Nur diese eine Geschichte. Fran Healy, 40, Sänger der Band Travis, hat sie kürzlich einem Journalisten erzählt. Sie spielt ums Jahr 2000 herum, in der Zeit nach ihrem zweiten Album. Die Musiker besuchen ihre alte Heimat Glasgow und gehen zum Essen in eine Bar. Überall sitzen alte Frauen. Der Wirt hat eine Karaoke-Anlage und fragt, ob Healy "Why Does It Always Rain On Me?" singen könne. Healy ist nicht der Typ, der eine Bitte abschlägt. Also singt er den größten Hit der Band. Danach beugt sich eine alte Frau zu ihm herüber und sagt, mit gutmütigem Unterton: "Das klang ja fast wie das Original." Sie hatte keine Ahnung, wer er war.
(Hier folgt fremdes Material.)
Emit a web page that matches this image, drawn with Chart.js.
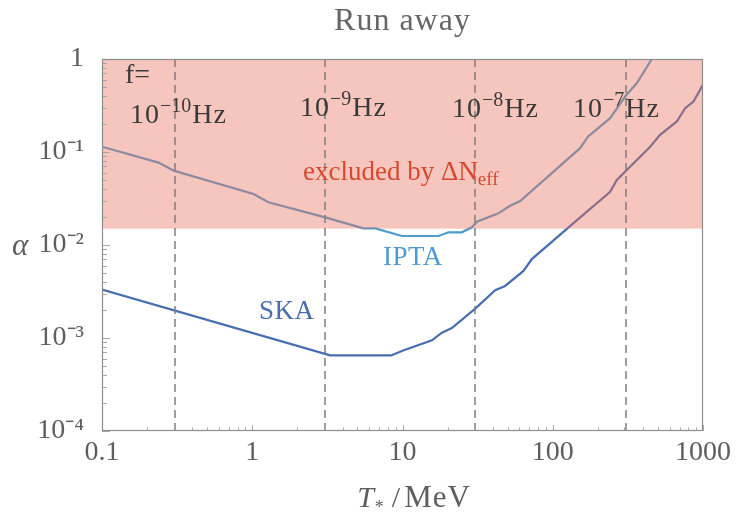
<!DOCTYPE html>
<html>
<head>
<meta charset="utf-8">
<title>Run away</title>
<script src="https://cdn.jsdelivr.net/npm/chart.js@4.4.1/dist/chart.umd.min.js"></script>
<style>
  html, body { margin: 0; padding: 0; background: #fff; }
</style>
</head>
<body>
<canvas id="runAway" width="738" height="515"></canvas>
<script>
// axis ticks
const xTicks = [0.1, 1, 10, 100, 1000];
const xTickText = ['0.1', '1', '10', '100', '1000'];
const yTicks = [1e-4, 1e-3, 1e-2, 1e-1, 1];
const yTickText = ['10⁻⁴', '10⁻³', '10⁻²', '10⁻¹', '1'];

// IPTA sensitivity curve (T* in MeV, alpha)
const iptaT = [0.1, 0.238, 0.30, 1.02, 1.28, 3.06, 5.5, 6.6, 9.9, 17.4, 20.2, 24.8, 29, 31.3,
  43.5, 52, 60.7, 152, 172, 241, 303, 363, 457];
const iptaAlpha = [0.114, 0.0769, 0.063, 0.0353, 0.0288, 0.0198, 0.0151, 0.0151, 0.0125, 0.0125,
  0.0137, 0.0137, 0.0155, 0.0178, 0.0219, 0.0264, 0.0297, 0.11, 0.147, 0.231, 0.395, 0.551, 1.0];

// SKA sensitivity curve
const skaT = [0.1, 3.3, 8.4, 10.2, 15.7, 18.3, 21.3, 30.5, 41.4, 48.2, 63.8, 72.6, 145, 241,
  267, 445, 518, 670, 761, 864, 1000];
const skaAlpha = [0.00332, 0.00065, 0.00065, 0.000737, 0.000944, 0.00114, 0.00128, 0.00207,
  0.00327, 0.00363, 0.00527, 0.00705, 0.0185, 0.0374, 0.05, 0.114, 0.153, 0.213, 0.296, 0.349, 0.53];

// Delta N_eff bound and peak frequency markers
const excludedAlpha = 0.015;
const freqT = [0.305, 3.05, 30.5, 305];
const freqExp = ['−10', '−9', '−8', '−7'];

const SERIF = "'Liberation Serif', 'Times New Roman', serif";
const fnt = (size, style) => `${style || 'normal'} ${size}px ${SERIF}`;

function partsWidth(ctx, parts) {
  let w = 0;
  for (const p of parts) {
    ctx.font = fnt(p.size, p.style);
    ctx.letterSpacing = (p.spacing || 0) + 'px';
    w += ctx.measureText(p.text).width + (p.gap || 0);
  }
  ctx.letterSpacing = '0px';
  return w;
}

function drawParts(ctx, x, y, parts) {
  ctx.textAlign = 'left';
  ctx.textBaseline = 'alphabetic';
  for (const p of parts) {
    ctx.font = fnt(p.size, p.style);
    ctx.letterSpacing = (p.spacing || 0) + 'px';
    ctx.fillStyle = p.color;
    ctx.fillText(p.text, x, y + (p.dy || 0));
    x += ctx.measureText(p.text).width + (p.gap || 0);
  }
  ctx.letterSpacing = '0px';
}

// 1..9 x 10^k between the decades
function logTicks(decades) {
  const ticks = [];
  for (let i = 0; i < decades.length - 1; i++) {
    for (let m = 1; m < 10; m++) ticks.push({ value: m * decades[i] });
  }
  ticks.push({ value: decades[decades.length - 1] });
  return ticks;
}

const decadeIndex = (list, v) =>
  list.findIndex(t => Math.abs(Math.log10(t) - Math.log10(v)) < 1e-6);

const decor = {
  id: 'decor',
  afterDatasetsDraw(chart) {
    const { ctx, chartArea: a, scales: { x, y } } = chart;
    ctx.save();

    // excluded region, drawn over the curves
    const yEx = y.getPixelForValue(excludedAlpha);
    ctx.fillStyle = 'rgba(232, 112, 93, 0.4)';
    ctx.fillRect(a.left, a.top, a.right - a.left, yEx - a.top);

    // frequency lines
    ctx.strokeStyle = '#7f7f7f';
    ctx.lineWidth = 1.5;
    ctx.setLineDash([8, 5]);
    freqT.forEach(t => {
      const px = Math.round(x.getPixelForValue(t));
      ctx.beginPath();
      ctx.moveTo(px, a.top);
      ctx.lineTo(px, a.bottom);
      ctx.stroke();
    });
    ctx.setLineDash([]);

    // inward tick marks
    ctx.strokeStyle = '#a8a8a8';
    ctx.lineWidth = 1;
    x.ticks.forEach(tk => {
      const px = Math.round(x.getPixelForValue(tk.value)) + 0.5;
      const len = decadeIndex(xTicks, tk.value) >= 0 ? 6 : 3.5;
      ctx.beginPath();
      ctx.moveTo(px, a.bottom);
      ctx.lineTo(px, a.bottom - len);
      ctx.stroke();
    });
    y.ticks.forEach(tk => {
      const py = Math.round(y.getPixelForValue(tk.value)) + 0.5;
      const len = decadeIndex(yTicks, tk.value) >= 0 ? 8 : 5;
      ctx.beginPath();
      ctx.moveTo(a.left, py);
      ctx.lineTo(a.left + len, py);
      ctx.stroke();
    });

    // frame
    ctx.strokeStyle = '#8e8e8e';
    ctx.lineWidth = 1.2;
    ctx.strokeRect(a.left + 0.5, a.top + 0.5, a.right - a.left - 1, a.bottom - a.top - 1);

    // annotations
    const dark = '#3a3a3a';
    drawParts(ctx, 125, 83, [{ text: 'f=', size: 28, color: dark }]);
    const freqPos = [[130, 123], [300, 116], [452, 117], [573, 117]];
    freqExp.forEach((e, i) => {
      drawParts(ctx, freqPos[i][0], freqPos[i][1], [
        { text: '10', size: 28, color: dark, spacing: 1 },
        { text: e, size: 20, dy: -11, color: dark, gap: 1 },
        { text: 'Hz', size: 28, color: dark, spacing: 1 }
      ]);
    });

    const red = '#d5492e';
    drawParts(ctx, 303, 180, [
      { text: 'excluded by ΔN', size: 27, color: red },
      { text: 'eff', size: 19, dy: 5, color: red }
    ]);
    drawParts(ctx, 383, 265, [{ text: 'IPTA', size: 27, color: '#4e9bcd', spacing: 0.5 }]);
    drawParts(ctx, 259, 319, [{ text: 'SKA', size: 27, color: '#476fb0', spacing: 0.5 }]);

    ctx.restore();
  },
  afterDraw(chart) {
    const { ctx, chartArea: a } = chart;
    ctx.save();
    const grey = '#5e5e5e';

    // title
    ctx.font = fnt(32);
    ctx.letterSpacing = '1px';
    ctx.fillStyle = '#666';
    ctx.textAlign = 'center';
    ctx.textBaseline = 'alphabetic';
    ctx.fillText('Run away', (a.left + a.right) / 2, 30);
    ctx.letterSpacing = '0px';

    // axis titles
    const xTitle = [
      { text: 'T', size: 30, style: 'italic', color: grey, gap: 1 },
      { text: '*', size: 18, dy: 6, color: grey, gap: 8 },
      { text: '/', size: 30, color: grey, gap: 4 },
      { text: 'MeV', size: 31, color: grey, spacing: 1 }
    ];
    drawParts(ctx, 414 - partsWidth(ctx, xTitle) / 2, 507, xTitle);
    drawParts(ctx, 12, 255, [{ text: 'α', size: 31, style: 'italic', color: grey }]);
    ctx.restore();
  }
};

const tickFont = { family: SERIF, size: 28, lineHeight: 1 };

new Chart('runAway', {
  type: 'line',
  data: {
    datasets: [
      {
        label: 'IPTA',
        data: iptaT.map((t, i) => ({ x: t, y: iptaAlpha[i] })),
        borderColor: '#4e9bcd',
        borderWidth: 2.2,
        pointRadius: 0,
        tension: 0
      },
      {
        label: 'SKA',
        data: skaT.map((t, i) => ({ x: t, y: skaAlpha[i] })),
        borderColor: '#476fb0',
        borderWidth: 2.2,
        pointRadius: 0,
        tension: 0
      }
    ]
  },
  options: {
    responsive: false,
    animation: false,
    devicePixelRatio: 1,
    layout: { padding: { top: 59, right: 35, left: 0, bottom: 0 } },
    plugins: {
      legend: { display: false },
      tooltip: { enabled: false },
      title: { display: false }
    },
    scales: {
      x: {
        type: 'logarithmic',
        min: 0.1,
        max: 1000,
        grid: { display: false },
        border: { display: false },
        afterBuildTicks: s => { s.ticks = logTicks(xTicks); },
        afterFit: s => { s.height = 84; },
        ticks: {
          autoSkip: false,
          maxRotation: 0,
          padding: 0,
          color: '#5e5e5e',
          font: tickFont,
          callback: v => {
            const i = decadeIndex(xTicks, v);
            return i >= 0 ? xTickText[i] : '';
          }
        }
      },
      y: {
        type: 'logarithmic',
        min: 1e-4,
        max: 1,
        grid: { display: false },
        border: { display: false },
        afterBuildTicks: s => { s.ticks = logTicks(yTicks); },
        afterFit: s => { s.width = 102; },
        ticks: {
          autoSkip: false,
          padding: 10,
          color: '#5e5e5e',
          font: tickFont,
          callback: v => {
            const i = decadeIndex(yTicks, v);
            return i >= 0 ? yTickText[i] : '';
          }
        }
      }
    }
  },
  plugins: [decor]
});
</script>
</body>
</html>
Die Songs von Travis sind nicht nur bekannter als ihre Gesichter - die Band hat auch nichts dagegen, von alten Leuten gemocht zu werden. Ist es ein Verbrechen, nett zu sein? Natürlich nicht, würden Travis sagen. Auf die Art hatten sie ja auch kommerziell derart viel Erfolg, wie er vergleichsweise unmodisch aufgemachten Gitarrengruppen heute sehr selten gelingt. Und so ist auch die neue Platte "Where You Stand" eine Travis-Platte geworden. Es ist die siebte insgesamt, die erste nach fünf Jahren. Schon der Eröffnungssong "Mother" macht mit seiner klingenden Akustikgitarre deutlich: Hallo, wir sind wieder da - aber noch ganz die Alten, keine Angst. "Hold me close and listen to the song", singt Healy. Alles klar.
Vom Samstagsheadliner zur obsoleten Band
Um die Jahrtausendwende war Travis die angesagteste Band Großbritanniens. Ihr zweites Album "The Man Who" war 1999 das meistverkaufte in ihrer Heimat, auch in Deutschland kam Travis mit mehreren Platten in die Top Ten der Charts. Im Jahr 2000 trat Travis als Samstagsheadliner beim berühmten Glastonbury Festival auf, vor 170 000 Leuten. An dem Tag spielte auf der zweiten Bühne und deutlich früher eine Band, die bald nicht nur die größte des Landes sein würde, sondern eine der größten der Welt, weil ihr im Gegensatz zu Travis auch in den USA der Durchbruch gelingen sollte: Coldplay.
Travis hatte die eher introvertierte Musik der frühen Werke von Radiohead so aufbereitet, dass sie auch Teenagern gefiel, die sich nicht permanent von der Gesellschaft ausgestoßen fühlten. Coldplay wiederum drehten den Sound von Travis so weiter, dass er auch bei 42-jährigen Hausfrauen ankam, die sich noch nie von der Gesellschaft ausgestoßen gefühlt hatten. Aus Pessimismus wurde Melancholie wurde Teelicht. Chris Martin hat den Einfluss von Travis auf das Frühwerk von Coldplay längst eingeräumt. Was der weltumspannende Erfolg von Coldplay auch bedeutete: Ein ganzer Haufen britischer Bands wurde gewissermaßen obsolet. Gruppen wie Embrace, Starsailor, Doves. Und Travis.